Diário de Notícias - 6 Mar 04

Que meios nos faltam?
Xavier Pintado   

Somos um povo com tendência para o pessimismo e melancolia. E encontramos muitas vezes justificação para esse pessimismo e inacção na ideia de que a «sorte» ou condições que se nos oferecem não são propícias. Somos um país pequeno e periférico, encostado a um país já grande, que não perde a ideia de «conquistar-nos»... Não possuímos riqueza ou recursos naturais - petróleo ou minérios com valia - e a própria agricultura é uma agricultura pobre.

Que poderemos fazer nestas condições? A resposta é mais simples do que se pensa: olhar o mundo face a face e tirar as conclusões que se impõem. E, curiosamente, estas não vão em sentido negativo como poderia crer-se. Um estudo recente de um notável da economia - Jeffrey Sachs, com Andrew Warner - sobre o grau de riqueza em recursos naturais e o crescimento das economias verifica que não são as economias com maior abundância de recursos naturais que tem conseguido as taxas mais elevadas de crescimento económico nas três últimas décadas, mas sim economias menos dotadas.

Bom número das primeiras tem mesmo estagnado ou registado um crescimento modesto, enquanto as segundas, em número significativo, tem-nas superado em larga medida na corrida para a prosperidade. Ao contrário do que se verificou com a Revolução Industrial no século XIX, em que as jazidas de carvão e aço se revelaram de grande valia, ultimamente a abundância de meios ou recursos naturais tem tido um impacto negativo sobre o crescimento económico, «deprimindo-o» em vez de o favorecer! Uma análise também recente do problema pelo Banco Mundial confirma estes resultados, mostrando que economias industriais como a alemã e a belga, e antes a japonesa, em poucos meses produzem um valor igual ou superior ao de todo o stock de recursos naturais que possuem. Ao mesmo tempo são geralmente países pequenos, como o Luxemburgo, a Suíça, a Noruega, a Irlanda e a Islândia, que não dispondo praticamente de recursos naturais de valia, ou os descobriram quando já tinham ultrapassado as primeiras fases de desenvolvimento, como no caso da Noruega, que se encontram no topo do quadro do rendimento per capita do mundo. E das grandes economias apenas uma - os EUA - as acompanha em nível de prosperidade e crescimento.

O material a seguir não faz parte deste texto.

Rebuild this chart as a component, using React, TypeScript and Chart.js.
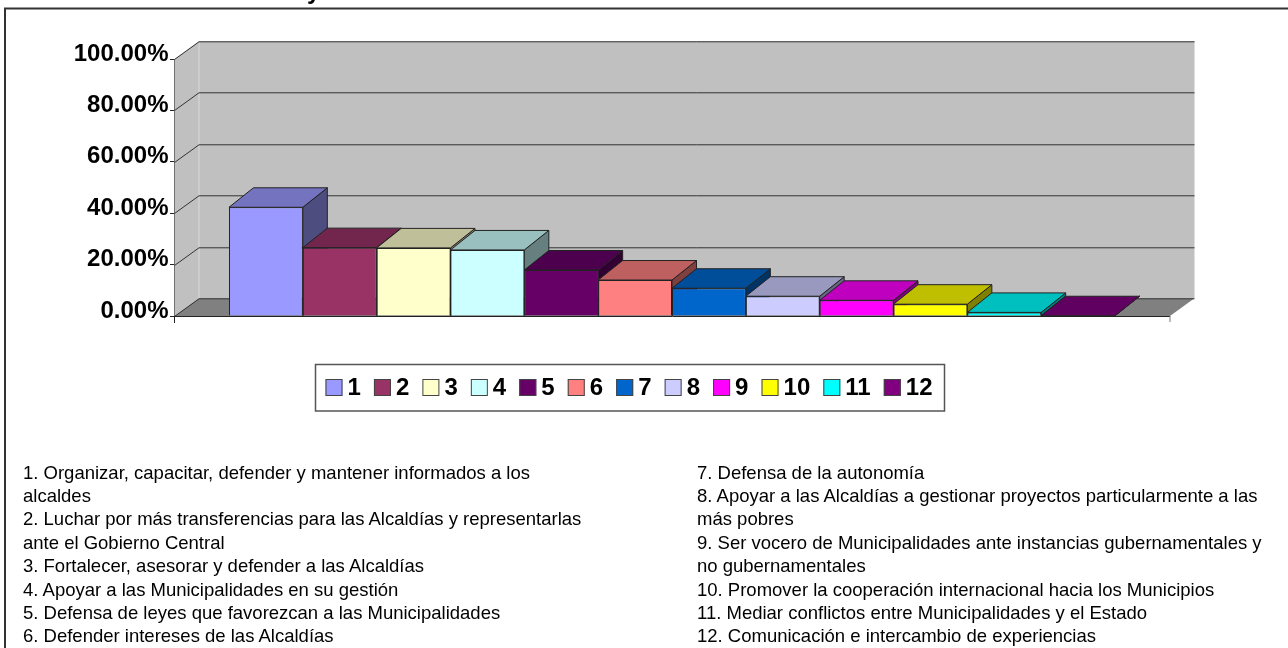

Entretanto, se olharmos para o mundo numa perspectiva do desenvolvimento nos últimos tempos verificamos que foram sobretudo pequenas economias do Leste asiático quase sem recursos naturais significativos, como a Coreia do Sul, a Formosa, Hong-Kong e Singapura, que obtiveram os melhores crescimentos, enquanto economias com abundância desses recursos, como as da Nigéria, México e Venezuela, estagnaram ou entraram em bancarrota!

Um dos exemplos mais impressivos deste paradoxo do desenvolvimento é o da Islândia. Um país com apenas 280 mil habitantes e um solo vulcânico onde as plantas mal despontam, e que dispõe de apenas um recurso natural com valia - a pesca - conseguiu resultados extraordinários em termos de prosperidade e crescimento. Quando há um século se independentizou da Dinamarca era o país mais pobre ou dos mais pobres da Europa, a sua taxa de inflação roçou os 100% e a sua dívida externa e défice orçamental atingiram valores recorde. Entretanto, em menos de duas décadas conseguiu situar-se entre os países com os mais elevados rendimentos per capita do mundo, praticamente eliminando o desemprego, reduzindo a taxa de inflação para 2-3% e obtendo um superávite nas contas públicas!

Como? Muito simplesmente e na expressão jocosa de Hannes Gissurarson, professor da Universidade de Reykiavik, «não tendo descoberto a América descobriu as políticas económicas correctas, de liberalização de mercados e abertura ao exterior, desnacionalizando empresas, acabando com subsídios às mesmas e introduzindo as reformas que se impunham para conseguir eficiência e dinamismo e persistindo nessa via com determinação». Que é, no fundo, aquilo que nos tem faltado.